> _Exercise brief_
Show every line containing "with" by copying it.

> _Dataset extract_
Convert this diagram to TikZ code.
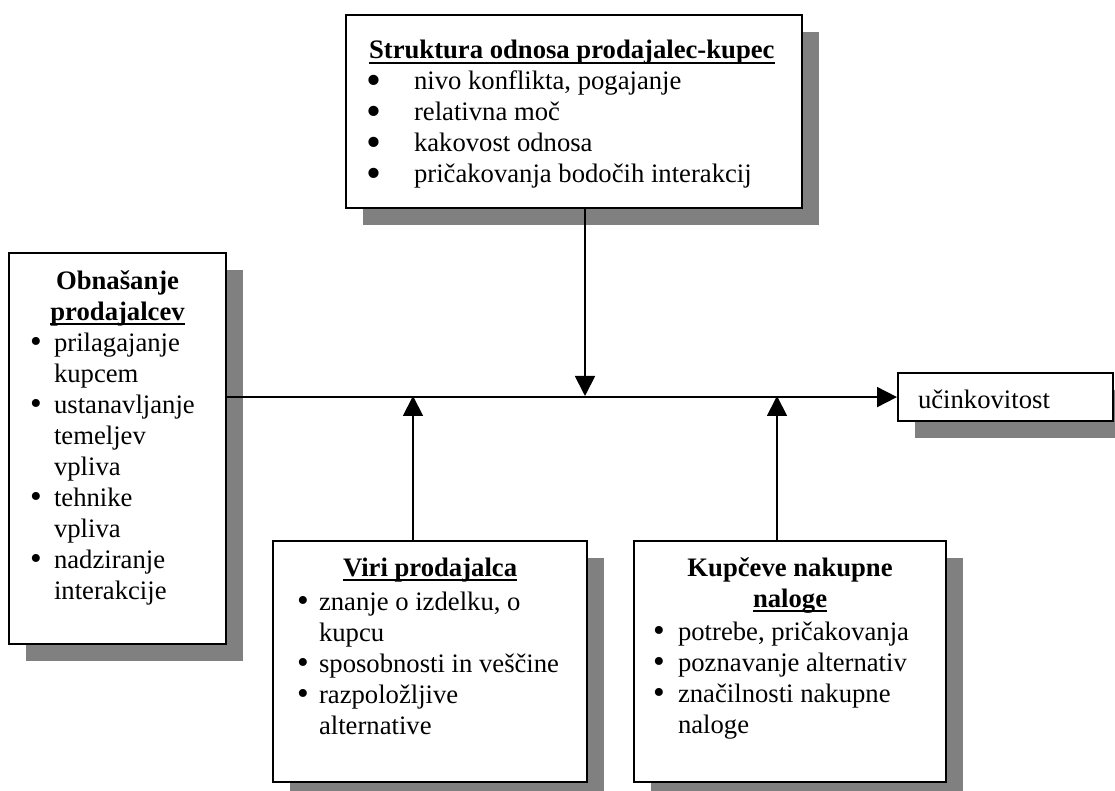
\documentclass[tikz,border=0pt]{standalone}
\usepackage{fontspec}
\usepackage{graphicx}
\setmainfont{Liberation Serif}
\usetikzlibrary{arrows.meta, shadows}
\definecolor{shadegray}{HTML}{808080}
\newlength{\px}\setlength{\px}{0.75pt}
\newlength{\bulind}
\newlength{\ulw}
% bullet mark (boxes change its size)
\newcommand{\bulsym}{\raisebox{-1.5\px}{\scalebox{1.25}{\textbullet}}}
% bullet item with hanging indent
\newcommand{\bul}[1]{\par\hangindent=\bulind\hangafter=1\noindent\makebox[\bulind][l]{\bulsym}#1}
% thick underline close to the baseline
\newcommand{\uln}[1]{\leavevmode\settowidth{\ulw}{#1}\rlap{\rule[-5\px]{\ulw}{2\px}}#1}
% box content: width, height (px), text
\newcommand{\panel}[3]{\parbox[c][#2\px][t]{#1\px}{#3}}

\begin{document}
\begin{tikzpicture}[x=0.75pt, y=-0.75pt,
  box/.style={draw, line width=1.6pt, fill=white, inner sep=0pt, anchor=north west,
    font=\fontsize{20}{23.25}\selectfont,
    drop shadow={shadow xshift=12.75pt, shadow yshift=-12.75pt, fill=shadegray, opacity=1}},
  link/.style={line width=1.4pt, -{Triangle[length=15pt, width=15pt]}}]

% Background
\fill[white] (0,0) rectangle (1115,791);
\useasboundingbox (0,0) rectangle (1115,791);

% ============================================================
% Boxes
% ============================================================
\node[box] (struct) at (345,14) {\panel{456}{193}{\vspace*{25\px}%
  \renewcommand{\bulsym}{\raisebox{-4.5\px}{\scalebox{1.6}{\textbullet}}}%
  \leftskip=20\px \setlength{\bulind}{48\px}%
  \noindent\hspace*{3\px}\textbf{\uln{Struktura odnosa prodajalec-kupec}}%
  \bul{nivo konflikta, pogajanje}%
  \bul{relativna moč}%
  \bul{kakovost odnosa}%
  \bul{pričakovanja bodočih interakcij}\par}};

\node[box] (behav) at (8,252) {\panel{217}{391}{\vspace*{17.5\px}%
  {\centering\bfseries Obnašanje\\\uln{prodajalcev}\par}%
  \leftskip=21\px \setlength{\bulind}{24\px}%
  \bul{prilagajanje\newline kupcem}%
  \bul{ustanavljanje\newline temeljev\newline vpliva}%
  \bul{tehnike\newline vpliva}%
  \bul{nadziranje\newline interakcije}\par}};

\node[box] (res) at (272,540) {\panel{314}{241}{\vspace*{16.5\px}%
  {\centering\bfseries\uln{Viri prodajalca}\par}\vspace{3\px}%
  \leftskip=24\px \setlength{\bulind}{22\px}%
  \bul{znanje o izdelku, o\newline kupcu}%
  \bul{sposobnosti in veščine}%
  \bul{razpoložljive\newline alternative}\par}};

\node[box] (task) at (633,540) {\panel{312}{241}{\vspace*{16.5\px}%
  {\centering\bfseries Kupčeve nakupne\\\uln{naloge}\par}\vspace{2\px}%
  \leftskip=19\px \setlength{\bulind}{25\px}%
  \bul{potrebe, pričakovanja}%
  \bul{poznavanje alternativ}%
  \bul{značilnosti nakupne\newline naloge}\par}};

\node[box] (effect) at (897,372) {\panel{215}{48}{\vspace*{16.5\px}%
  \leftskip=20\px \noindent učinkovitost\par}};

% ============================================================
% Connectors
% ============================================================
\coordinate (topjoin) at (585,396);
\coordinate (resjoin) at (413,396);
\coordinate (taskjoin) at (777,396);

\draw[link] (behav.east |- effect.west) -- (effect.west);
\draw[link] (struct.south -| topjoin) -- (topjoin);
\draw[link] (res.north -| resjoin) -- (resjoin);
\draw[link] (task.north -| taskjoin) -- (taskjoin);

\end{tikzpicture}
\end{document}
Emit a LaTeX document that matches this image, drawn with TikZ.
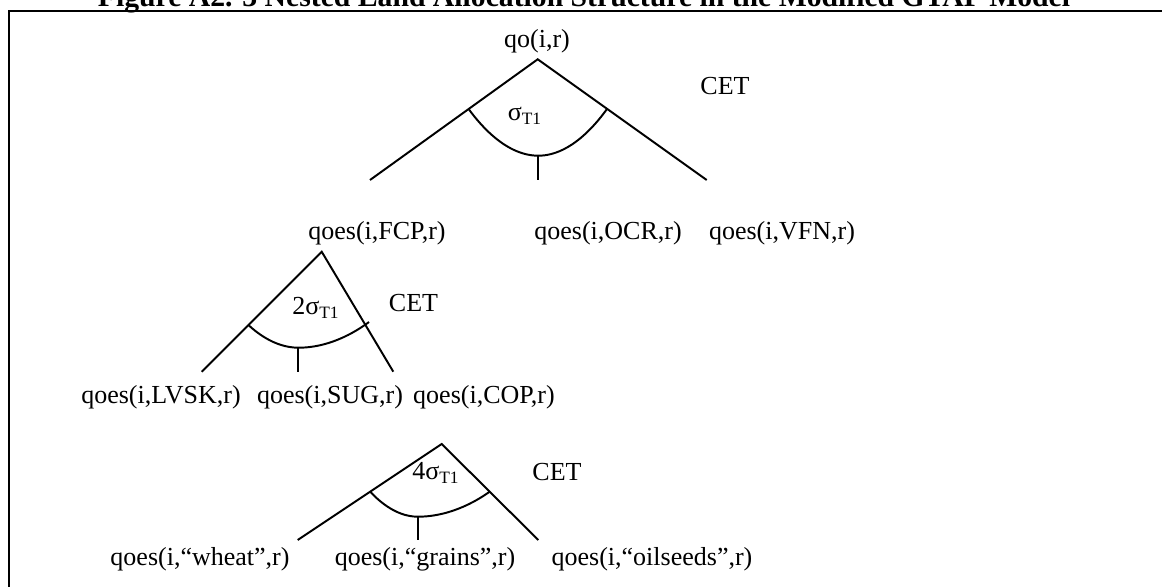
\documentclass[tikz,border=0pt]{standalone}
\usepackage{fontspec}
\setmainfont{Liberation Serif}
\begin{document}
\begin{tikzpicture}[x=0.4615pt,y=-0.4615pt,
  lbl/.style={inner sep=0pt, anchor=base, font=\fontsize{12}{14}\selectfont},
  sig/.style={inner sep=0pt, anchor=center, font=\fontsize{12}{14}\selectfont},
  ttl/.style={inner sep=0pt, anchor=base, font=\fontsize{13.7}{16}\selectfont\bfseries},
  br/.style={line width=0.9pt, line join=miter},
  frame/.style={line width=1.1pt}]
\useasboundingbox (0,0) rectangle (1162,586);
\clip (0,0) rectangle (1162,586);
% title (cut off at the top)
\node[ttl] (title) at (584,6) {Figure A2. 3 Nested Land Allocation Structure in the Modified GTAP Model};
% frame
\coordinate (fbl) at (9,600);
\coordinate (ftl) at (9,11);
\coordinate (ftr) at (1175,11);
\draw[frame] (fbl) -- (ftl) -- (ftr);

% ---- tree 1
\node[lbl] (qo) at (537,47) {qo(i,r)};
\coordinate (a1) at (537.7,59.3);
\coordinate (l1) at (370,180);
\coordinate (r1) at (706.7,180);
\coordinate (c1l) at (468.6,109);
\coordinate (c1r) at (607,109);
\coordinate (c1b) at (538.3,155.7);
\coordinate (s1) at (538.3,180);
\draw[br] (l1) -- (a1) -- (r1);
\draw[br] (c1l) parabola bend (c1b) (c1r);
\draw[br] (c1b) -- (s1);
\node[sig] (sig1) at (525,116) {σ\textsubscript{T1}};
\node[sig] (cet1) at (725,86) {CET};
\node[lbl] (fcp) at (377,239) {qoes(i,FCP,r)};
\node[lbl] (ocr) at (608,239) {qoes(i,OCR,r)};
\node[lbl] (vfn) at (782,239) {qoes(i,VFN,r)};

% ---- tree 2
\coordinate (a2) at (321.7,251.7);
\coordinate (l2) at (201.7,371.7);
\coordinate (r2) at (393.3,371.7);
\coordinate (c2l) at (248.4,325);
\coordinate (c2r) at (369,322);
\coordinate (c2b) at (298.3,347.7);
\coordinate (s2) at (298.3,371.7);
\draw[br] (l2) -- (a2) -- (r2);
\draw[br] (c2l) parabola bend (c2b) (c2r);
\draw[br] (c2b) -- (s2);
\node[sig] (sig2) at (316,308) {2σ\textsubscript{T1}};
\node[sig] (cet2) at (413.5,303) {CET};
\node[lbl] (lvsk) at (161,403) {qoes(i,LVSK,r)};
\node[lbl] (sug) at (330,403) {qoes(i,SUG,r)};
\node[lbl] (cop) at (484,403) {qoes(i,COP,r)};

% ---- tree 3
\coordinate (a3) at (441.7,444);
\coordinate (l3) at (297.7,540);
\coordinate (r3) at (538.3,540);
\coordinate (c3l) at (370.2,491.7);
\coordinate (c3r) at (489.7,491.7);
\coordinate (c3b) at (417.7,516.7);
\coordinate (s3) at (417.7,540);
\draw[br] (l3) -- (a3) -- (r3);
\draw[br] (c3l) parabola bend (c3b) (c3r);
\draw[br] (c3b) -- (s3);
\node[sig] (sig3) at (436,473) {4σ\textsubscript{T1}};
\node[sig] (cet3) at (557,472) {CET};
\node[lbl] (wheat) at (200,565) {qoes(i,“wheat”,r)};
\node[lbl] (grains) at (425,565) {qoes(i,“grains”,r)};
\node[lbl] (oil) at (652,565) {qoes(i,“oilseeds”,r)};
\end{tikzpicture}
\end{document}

> _Task response_
% bullet item with hanging indent
Emit a LaTeX document that matches this image, drawn with TikZ.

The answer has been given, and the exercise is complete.